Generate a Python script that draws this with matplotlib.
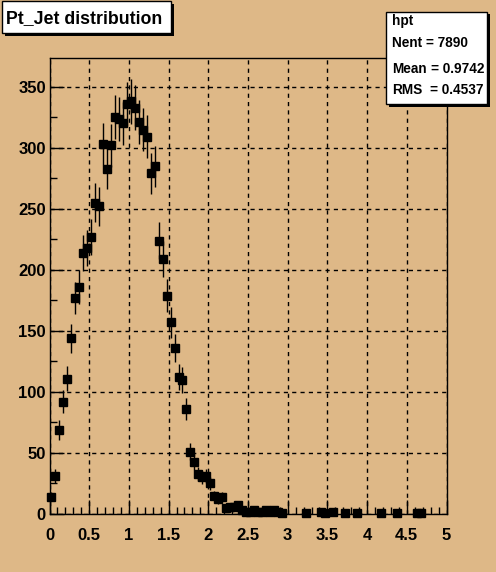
import numpy as np
import matplotlib
matplotlib.use("Agg")
import matplotlib.pyplot as plt
from matplotlib.patches import Rectangle

# ── Data ──────────────────────────────────────────────────────────────────────
X_MIN, X_MAX, N_BINS = 0.0, 5.0, 100
COUNTS = [
    14, 31, 69, 92, 111, 144, 177, 186, 214, 218,
    227, 255, 252, 303, 283, 302, 325, 324, 320, 336,
    338, 333, 321, 315, 309, 279, 285, 224, 209, 179,
    157, 136, 112, 110, 86, 51, 43, 33, 30, 31,
    25, 15, 12, 14, 5, 6, 6, 7, 3, 2,
    2, 3, 2, 2, 3, 2, 3, 2, 1, 0,
    0, 0, 0, 0, 1, 0, 0, 0, 2, 1,
    0, 2, 0, 0, 1, 0, 0, 1, 0, 0,
    0, 0, 0, 1, 0, 0, 0, 1, 0, 0,
    0, 0, 1, 1, 0, 0, 0, 0, 0, 0,
]
TITLE = "Pt_Jet distribution"
STATS_NAME = "hpt"
STATS_ROWS = [("Nent = 7890", ""), ("Mean", "= 0.9742"), ("RMS", "= 0.4537")]
X_TICKS = [0, 0.5, 1, 1.5, 2, 2.5, 3, 3.5, 4, 4.5, 5]
X_TICK_LABELS = ["0", "0.5", "1", "1.5", "2", "2.5", "3", "3.5", "4", "4.5", "5"]
Y_TICKS = [0, 50, 100, 150, 200, 250, 300, 350]
Y_MAX = 374

BG = "#DEB887"
W, H = 496, 572
FONT = "Liberation Sans"


def fx(x):
    return x / W


def fy(y):
    return 1 - y / H


fig = plt.figure(figsize=(W / 100, H / 100), dpi=100, facecolor=BG)
ax = fig.add_axes([fx(49.5), fy(514), fx(446.5) - fx(49.5), fy(57.5) - fy(514)])
ax.set_facecolor(BG)

counts = np.array(COUNTS, dtype=float)
width = (X_MAX - X_MIN) / N_BINS
centers = X_MIN + width * (np.arange(N_BINS) + 0.5)
mask = counts > 0

eb = ax.errorbar(centers[mask], counts[mask], yerr=np.sqrt(counts[mask]),
                 xerr=width / 2, fmt="s", color="black", ms=5.5, elinewidth=1.0,
                 capsize=0, zorder=3)
# ROOT markers spill over the frame at the bottom
eb[0].set_clip_on(False)

ax.set_xlim(X_MIN, X_MAX)
ax.set_ylim(0, Y_MAX)

ax.set_xticks(X_TICKS)
ax.set_xticklabels(X_TICK_LABELS)
ax.set_xticks(np.arange(0, 5.01, 0.1), minor=True)
ax.set_yticks(Y_TICKS)
ax.set_yticks(np.arange(0, Y_MAX, 25), minor=True)

ax.tick_params(which="both", direction="in", top=False, right=False,
               color="black", width=1.0)
ax.tick_params(which="major", length=10)
ax.tick_params(which="minor", length=5)
ax.tick_params(axis="x", which="major", pad=10)
ax.tick_params(axis="y", which="major", pad=2.6)
for lab in ax.get_xticklabels() + ax.get_yticklabels():
    lab.set_fontfamily(FONT)
    lab.set_fontweight("bold")
    lab.set_fontsize(12)

ax.grid(True, which="major", color="black", ls=(0, (3, 3)), lw=1.0)
for sp in ax.spines.values():
    sp.set_linewidth(1.0)
    sp.set_color("black")


# Boxes with ROOT-style shadow
def box(x0, y0, x1, y1, shadow=3):
    fig.patches.append(Rectangle((fx(x0 + shadow), fy(y1 + shadow)),
                                 fx(x1 - x0), fy(y0) - fy(y1),
                                 transform=fig.transFigure, facecolor="black",
                                 edgecolor="none", zorder=5))
    fig.patches.append(Rectangle((fx(x0), fy(y1)), fx(x1 - x0), fy(y0) - fy(y1),
                                 transform=fig.transFigure, facecolor="white",
                                 edgecolor="black", lw=1.0, zorder=6))


box(1.5, 1.0, 170.5, 33.0)
fig.text(fx(6), fy(23.5), TITLE, fontfamily=FONT, fontweight="bold",
         fontsize=12.8, va="baseline", ha="left", zorder=7)

# Stats box
box(386, 11.5, 486.5, 104.0)
fig.text(fx(391.7), fy(25), STATS_NAME, fontfamily=FONT, fontweight="bold",
         fontsize=9.8, va="baseline", ha="left", zorder=7)
for (left, right), base in zip(STATS_ROWS, [47.3, 73.3, 94.0]):
    fig.text(fx(391.7), fy(base), left, fontfamily=FONT, fontweight="bold",
             fontsize=9.8, va="baseline", ha="left", zorder=7)
    if right:
        fig.text(fx(484), fy(base), right, fontfamily=FONT, fontweight="bold",
                 fontsize=9.8, va="baseline", ha="right", zorder=7)

fig.savefig("out.png", dpi=100, facecolor=BG)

> **Task requirements**: Count each line with "matplotlib" in it and report that figure by itself.

> **Finished task**: 5